GOAL: Quote exactly the lines between the line containing "What Bokeh code" and the line containing "from bokeh.resources import INLINE", counting those two lines as part of the range. Leave the rest out.

DATA IN THIS EXERCISE:
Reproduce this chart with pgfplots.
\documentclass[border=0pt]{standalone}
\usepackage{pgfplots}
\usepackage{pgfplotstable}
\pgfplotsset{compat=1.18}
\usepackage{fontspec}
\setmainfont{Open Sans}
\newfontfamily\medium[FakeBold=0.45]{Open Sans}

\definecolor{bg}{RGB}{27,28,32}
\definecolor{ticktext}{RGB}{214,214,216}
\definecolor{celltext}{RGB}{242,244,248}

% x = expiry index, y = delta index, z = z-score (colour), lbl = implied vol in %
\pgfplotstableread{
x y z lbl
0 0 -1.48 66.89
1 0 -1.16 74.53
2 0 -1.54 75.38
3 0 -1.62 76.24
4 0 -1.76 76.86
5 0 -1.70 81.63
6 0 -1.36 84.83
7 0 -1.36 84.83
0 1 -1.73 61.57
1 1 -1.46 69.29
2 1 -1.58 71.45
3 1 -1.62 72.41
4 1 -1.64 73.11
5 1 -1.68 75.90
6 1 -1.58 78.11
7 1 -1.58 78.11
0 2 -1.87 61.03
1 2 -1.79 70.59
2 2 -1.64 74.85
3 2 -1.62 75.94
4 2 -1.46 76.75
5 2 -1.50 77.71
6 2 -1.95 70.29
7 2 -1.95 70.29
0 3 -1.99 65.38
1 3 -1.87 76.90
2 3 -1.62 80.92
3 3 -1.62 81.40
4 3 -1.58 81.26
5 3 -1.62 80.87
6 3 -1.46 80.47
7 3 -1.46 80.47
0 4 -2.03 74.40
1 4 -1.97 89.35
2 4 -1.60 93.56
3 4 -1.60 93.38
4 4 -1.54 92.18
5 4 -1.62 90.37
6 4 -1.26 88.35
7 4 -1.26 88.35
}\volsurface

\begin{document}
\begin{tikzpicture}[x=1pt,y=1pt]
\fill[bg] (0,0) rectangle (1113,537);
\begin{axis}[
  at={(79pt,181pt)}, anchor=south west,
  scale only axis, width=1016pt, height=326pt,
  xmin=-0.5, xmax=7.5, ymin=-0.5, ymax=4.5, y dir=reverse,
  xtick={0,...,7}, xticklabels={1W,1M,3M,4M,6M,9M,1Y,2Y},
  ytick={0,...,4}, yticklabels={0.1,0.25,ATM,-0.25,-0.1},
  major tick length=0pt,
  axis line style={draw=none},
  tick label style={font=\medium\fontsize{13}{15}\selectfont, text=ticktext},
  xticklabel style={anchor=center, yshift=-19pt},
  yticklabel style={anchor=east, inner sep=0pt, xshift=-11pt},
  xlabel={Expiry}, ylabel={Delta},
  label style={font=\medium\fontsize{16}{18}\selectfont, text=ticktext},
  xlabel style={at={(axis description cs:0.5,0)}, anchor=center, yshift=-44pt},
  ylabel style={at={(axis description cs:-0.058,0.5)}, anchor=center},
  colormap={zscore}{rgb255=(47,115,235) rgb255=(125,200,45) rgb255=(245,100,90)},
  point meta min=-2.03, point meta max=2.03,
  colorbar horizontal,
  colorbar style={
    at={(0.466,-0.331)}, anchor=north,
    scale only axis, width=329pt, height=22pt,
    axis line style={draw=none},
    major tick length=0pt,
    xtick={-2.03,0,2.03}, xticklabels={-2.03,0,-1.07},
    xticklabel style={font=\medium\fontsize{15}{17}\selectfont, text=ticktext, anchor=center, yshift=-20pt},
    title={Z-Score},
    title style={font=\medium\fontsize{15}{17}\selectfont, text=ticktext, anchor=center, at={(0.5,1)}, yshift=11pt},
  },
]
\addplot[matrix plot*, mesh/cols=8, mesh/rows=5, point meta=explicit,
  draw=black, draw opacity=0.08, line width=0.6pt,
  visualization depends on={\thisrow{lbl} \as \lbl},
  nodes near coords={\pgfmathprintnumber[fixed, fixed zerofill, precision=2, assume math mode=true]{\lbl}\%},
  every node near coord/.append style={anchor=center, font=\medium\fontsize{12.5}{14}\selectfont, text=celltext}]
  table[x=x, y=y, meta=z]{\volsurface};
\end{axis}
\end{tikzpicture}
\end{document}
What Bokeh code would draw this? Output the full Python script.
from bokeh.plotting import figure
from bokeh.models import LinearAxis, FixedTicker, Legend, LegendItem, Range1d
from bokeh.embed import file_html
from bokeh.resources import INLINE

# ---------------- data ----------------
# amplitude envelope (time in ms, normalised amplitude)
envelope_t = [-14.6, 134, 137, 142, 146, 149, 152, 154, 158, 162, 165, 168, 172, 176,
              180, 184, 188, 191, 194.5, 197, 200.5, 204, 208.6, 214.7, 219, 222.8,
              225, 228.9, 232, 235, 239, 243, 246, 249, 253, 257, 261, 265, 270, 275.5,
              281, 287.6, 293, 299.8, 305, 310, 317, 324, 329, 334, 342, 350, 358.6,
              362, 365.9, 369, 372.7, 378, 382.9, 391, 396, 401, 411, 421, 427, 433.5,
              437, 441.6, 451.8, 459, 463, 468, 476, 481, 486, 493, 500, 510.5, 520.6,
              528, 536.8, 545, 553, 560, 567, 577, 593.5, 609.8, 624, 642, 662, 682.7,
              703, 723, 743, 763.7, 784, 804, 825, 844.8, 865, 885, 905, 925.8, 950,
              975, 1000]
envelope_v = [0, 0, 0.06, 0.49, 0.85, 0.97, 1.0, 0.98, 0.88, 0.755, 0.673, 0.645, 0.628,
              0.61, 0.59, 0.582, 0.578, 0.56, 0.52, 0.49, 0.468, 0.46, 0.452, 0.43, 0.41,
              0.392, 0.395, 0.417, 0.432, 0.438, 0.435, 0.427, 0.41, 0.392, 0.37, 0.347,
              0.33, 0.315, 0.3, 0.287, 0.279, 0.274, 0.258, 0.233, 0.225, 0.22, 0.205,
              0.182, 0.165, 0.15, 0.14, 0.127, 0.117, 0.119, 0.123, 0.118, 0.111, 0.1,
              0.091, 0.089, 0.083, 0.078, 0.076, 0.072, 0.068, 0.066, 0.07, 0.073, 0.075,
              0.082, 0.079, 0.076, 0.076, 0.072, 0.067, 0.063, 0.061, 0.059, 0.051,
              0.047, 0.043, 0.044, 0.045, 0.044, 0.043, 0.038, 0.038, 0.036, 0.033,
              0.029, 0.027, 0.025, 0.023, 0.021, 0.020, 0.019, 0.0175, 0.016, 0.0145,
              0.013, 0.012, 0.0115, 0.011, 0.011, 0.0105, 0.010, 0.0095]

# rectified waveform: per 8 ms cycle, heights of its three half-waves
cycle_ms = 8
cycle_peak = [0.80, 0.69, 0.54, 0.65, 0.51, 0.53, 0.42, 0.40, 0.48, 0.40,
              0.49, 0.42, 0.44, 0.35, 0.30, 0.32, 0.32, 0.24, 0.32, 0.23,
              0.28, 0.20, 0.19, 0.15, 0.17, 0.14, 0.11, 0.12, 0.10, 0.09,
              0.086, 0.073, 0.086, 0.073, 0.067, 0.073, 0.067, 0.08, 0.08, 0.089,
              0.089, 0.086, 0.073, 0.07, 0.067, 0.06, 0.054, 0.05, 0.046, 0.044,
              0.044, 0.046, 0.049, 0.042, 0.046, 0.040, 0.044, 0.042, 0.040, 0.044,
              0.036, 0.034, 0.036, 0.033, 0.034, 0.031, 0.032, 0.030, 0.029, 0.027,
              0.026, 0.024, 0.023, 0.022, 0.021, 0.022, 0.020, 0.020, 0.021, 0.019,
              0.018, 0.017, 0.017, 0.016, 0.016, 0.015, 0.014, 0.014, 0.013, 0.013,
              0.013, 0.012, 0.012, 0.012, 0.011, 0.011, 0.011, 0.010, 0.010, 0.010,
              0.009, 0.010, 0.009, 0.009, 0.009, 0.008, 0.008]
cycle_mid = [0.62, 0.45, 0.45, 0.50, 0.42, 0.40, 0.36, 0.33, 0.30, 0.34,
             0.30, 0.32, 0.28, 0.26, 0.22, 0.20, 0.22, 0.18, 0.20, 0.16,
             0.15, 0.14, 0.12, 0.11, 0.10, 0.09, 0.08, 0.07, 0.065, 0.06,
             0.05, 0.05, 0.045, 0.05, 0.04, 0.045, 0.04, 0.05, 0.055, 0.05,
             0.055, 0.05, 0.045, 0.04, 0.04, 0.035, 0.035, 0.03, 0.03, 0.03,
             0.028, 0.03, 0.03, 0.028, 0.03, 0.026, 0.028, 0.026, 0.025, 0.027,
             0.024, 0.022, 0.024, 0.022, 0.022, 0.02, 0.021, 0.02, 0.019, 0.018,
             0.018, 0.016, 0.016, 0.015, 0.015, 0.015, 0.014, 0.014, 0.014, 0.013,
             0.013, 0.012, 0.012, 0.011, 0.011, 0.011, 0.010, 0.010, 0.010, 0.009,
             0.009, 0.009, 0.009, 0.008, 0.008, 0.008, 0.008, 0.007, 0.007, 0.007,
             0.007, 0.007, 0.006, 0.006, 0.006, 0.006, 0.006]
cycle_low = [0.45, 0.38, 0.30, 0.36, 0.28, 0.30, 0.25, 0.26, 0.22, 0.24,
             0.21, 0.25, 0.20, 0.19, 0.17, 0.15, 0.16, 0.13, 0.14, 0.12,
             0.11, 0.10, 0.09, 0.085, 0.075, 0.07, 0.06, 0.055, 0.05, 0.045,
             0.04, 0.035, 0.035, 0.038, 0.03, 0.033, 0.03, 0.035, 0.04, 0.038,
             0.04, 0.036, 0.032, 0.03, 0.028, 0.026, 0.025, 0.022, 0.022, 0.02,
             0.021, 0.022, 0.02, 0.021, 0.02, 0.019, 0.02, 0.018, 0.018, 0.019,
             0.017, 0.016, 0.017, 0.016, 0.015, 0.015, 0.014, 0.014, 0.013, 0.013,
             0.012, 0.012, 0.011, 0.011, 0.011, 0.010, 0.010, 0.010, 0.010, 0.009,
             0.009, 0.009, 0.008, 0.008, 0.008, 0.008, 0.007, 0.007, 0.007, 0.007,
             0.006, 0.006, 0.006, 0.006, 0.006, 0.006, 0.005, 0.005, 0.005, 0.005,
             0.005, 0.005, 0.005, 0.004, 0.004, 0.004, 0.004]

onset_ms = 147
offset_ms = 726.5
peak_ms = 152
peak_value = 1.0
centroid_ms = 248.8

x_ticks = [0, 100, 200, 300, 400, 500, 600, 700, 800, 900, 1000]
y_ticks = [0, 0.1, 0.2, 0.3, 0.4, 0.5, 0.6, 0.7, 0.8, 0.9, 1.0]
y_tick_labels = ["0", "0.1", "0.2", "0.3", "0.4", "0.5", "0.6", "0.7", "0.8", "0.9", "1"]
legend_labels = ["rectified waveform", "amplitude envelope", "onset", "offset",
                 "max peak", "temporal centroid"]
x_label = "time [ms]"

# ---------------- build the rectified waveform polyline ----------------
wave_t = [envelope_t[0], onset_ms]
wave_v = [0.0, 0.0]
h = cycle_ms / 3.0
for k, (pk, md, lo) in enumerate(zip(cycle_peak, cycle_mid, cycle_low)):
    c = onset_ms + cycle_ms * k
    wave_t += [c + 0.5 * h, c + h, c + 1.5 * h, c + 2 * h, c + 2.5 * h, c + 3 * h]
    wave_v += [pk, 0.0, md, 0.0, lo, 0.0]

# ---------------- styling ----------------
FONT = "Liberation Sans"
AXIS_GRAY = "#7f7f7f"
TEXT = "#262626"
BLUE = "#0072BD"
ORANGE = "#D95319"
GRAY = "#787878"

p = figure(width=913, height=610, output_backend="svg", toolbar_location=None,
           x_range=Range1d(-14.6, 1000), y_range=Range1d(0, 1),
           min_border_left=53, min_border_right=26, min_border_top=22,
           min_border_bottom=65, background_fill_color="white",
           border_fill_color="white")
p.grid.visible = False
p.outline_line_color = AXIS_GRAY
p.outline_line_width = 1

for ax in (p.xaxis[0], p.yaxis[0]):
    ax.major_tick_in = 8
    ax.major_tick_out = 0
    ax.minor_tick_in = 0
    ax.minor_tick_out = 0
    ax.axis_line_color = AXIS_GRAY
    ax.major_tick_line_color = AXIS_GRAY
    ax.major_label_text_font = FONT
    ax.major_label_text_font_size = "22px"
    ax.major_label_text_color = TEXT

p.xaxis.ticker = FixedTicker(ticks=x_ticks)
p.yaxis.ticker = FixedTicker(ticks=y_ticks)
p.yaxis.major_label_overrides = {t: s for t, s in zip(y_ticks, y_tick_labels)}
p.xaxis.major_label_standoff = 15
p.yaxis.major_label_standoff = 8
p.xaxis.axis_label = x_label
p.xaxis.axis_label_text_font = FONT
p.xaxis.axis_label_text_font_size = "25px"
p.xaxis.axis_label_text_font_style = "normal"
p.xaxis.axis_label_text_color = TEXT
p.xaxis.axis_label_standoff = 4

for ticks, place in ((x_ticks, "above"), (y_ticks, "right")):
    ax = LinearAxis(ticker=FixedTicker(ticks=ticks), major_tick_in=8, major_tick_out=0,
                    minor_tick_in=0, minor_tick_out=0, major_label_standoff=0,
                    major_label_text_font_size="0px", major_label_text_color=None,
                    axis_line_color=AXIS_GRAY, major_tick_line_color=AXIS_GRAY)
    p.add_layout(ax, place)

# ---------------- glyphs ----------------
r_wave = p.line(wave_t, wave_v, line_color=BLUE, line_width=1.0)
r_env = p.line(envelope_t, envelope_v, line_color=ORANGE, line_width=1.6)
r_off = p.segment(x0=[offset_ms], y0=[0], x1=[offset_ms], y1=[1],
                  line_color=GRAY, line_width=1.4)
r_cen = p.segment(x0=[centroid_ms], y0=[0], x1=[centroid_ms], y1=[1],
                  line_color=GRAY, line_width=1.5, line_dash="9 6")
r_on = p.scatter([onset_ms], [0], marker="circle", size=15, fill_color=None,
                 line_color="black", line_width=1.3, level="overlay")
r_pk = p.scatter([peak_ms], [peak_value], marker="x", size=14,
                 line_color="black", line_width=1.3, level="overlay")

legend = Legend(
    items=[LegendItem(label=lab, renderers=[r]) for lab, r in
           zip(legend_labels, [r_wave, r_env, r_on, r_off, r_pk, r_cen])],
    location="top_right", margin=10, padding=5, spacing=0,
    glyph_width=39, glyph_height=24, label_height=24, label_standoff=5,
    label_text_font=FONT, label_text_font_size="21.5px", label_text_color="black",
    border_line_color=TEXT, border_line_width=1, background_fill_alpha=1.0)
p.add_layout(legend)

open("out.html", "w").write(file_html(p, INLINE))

FINAL RESULT:
What Bokeh code would draw this? Output the full Python script.
from bokeh.plotting import figure
from bokeh.models import LinearAxis, FixedTicker, Legend, LegendItem, Range1d
from bokeh.embed import file_html
from bokeh.resources import INLINE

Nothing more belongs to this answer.